Accordingly Defendants' Motion to Dismiss will be granted. Plaintiff will be afforded twenty (20) days within which to file an amended complaint as to Counts II, IV, V, VI, VII, and VIII. Plaintiff is directed to file a comprehensive amended complaint that sets forth her claims in short, concise, plain statements in sequentially numbered paragraphs. The amended complaint must be a new pleading which stands by itself without reference to the documents already filed. The amended complaint must be complete in all respects. Young v. Keohane, 809 F. Supp. 1185 (M.D. Pa. 1992). It should identify the claim asserted, the defendants implicated, and the precise actions of each defendant that allegedly violated Plaintiff's rights. See Biercos v. Nicola, 860 F. Supp. 226, 236 (E.D. Pa. 1994) (affording pro se plaintiffs' leave to amend an amended complaint, directing them to 'file a comprehensive amended complaint which simply, concisely and directly states factual, not conclusory, averments of each Defendant's alleged violation(s) of Plaintiff's civil rights."); Meekins v. Collegan, No. 3:CV05-1394, 2005 WL 2133677, at *1 (M.D. Pa. Sept. 1, 2005). If Plaintiff wishes to include other documents along with the amended complaint, the documents should be labeled as exhibits and attached to the amended complaint. Plaintiff is further advised that failure to respond in the manner explained above will result in the dismissal of this case.

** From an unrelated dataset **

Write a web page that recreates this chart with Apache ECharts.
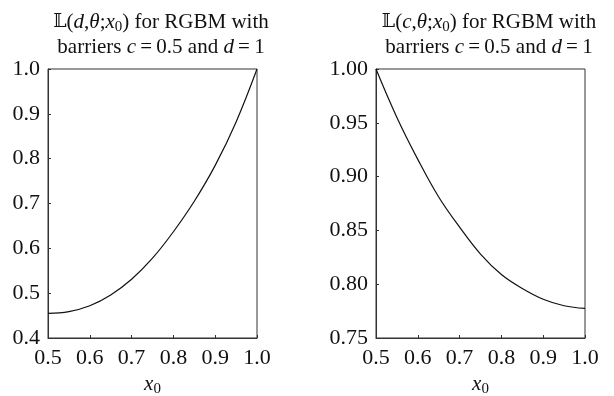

For the above-stated reasons, Defendants' Motion to Dismiss will be granted. Plaintiff will be afforded an opportunity to file an amended complaint, if she can do so in good faith, as to those claims which are not barred by the Rooker-Feldman Doctrine.
NOW, THIS 5th DAY OF FEBRUARY, 2010, for the reasons set forth in the foregoing memorandum, IT IS HEREBY ORDERED THAT:
1. Defendants' Motion to Dismiss (Dkt. 17) is GRANTED.
2. Within twenty (20) days of the date of this Order, Plaintiff may file an amended complaint.
3. Failure to file an amended complaint will result in the dismissal of this action.